Il se relève quelques heures après puis il s'affaisse de nouveau et ainsi de suite chaque jour : ce grand coït avec l'atmosphère céleste est réglé par la rotation terrestre en face du soleil.

Ainsi, bien que le mouvement de la vie terrestre soit rythmé par cette rotation, l'image de ce mouvement n'est pas la terre tournante mais la verge pénétrant la femelle et en sortant presque entièrement pour y rentrer.

L'amour et la vie ne paraissent individuels sur la terre que parce que tout y est rompu par des vibrations d'amplitude et de durée diverses.

Toutefois, il n'y a pas de vibrations qui ne soient pas conjuguées avec un mouvement continu circulaire, de mime que sur la locomotive qui roule à la surface de la terre, image de la métamorphose continuelle.

Les êtres ne trépassent que pour naître à la manière des phallus qui sortent des corps pour y entrer.

Les plantes s'élèvent dans la direction du soleil et s'affaissent ensuite dans la direction du sol.

Les arbres hérissent le sol terrestre d'une quantité innombrable de verges fleuries dressées vers le soleil.

Les arbres qui s'élancent avec force finissent brûlés par la foudre ou abattus, ou déracinés. Revenus au sol, ils se relèvent identiquement avec une autre forme.

Mais leur coït polymorphe est fonction de la rotation terrestre uniforme.

L'image la plus simple de la vie organique unie à la rotation est la marée.

Du mouvement de la mer, coït uniforme de la terre avec la lune, procède le coït polymorphe et organique de la terre et du soleil.

Mais la première forme de l'amour solaire est un nuage qui s'élève au dessus de l'élément liquide.
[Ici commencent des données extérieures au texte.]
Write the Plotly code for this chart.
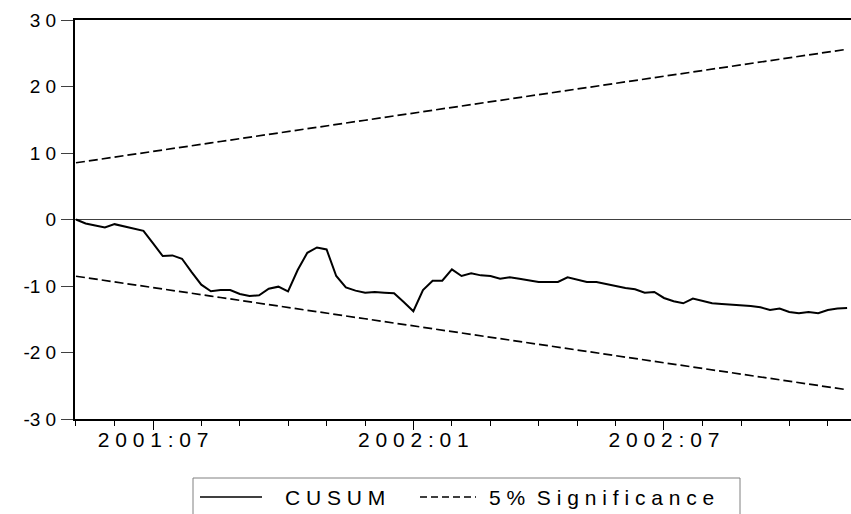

Le nuage érotique devient parfois orage et retombe vers la terre sous forme de pluie pendant que la foudre défonce les couches de l'atmosphère.

La pluie se redresse aussitôt sous forme de plante immobile.

La vie animale est entièrement issue du mouvement des mers et, à l'intérieur des corps, la vie continue à sortir de l'eau salée.

La mer a joué ainsi le rôle de l'organe femelle qui devient liquide sous l'excitation de la verge.

La mer se branle continuellement,

Les éléments solides contenus et brassés par l'eau animée d'un mouvement érotique en jaillissent sous forme de poissons volants.

L'érection et le soleil scandalisent de même que le cadavre et l'obscurité des caves.

Les végétaux se dirigent uniformément vers le soleil et, au contraire, les êtres humains, bien qu'ils soient phalloïdes, comme les arbres, en opposition avec les autres animaux, en détournent nécessairement les yeux.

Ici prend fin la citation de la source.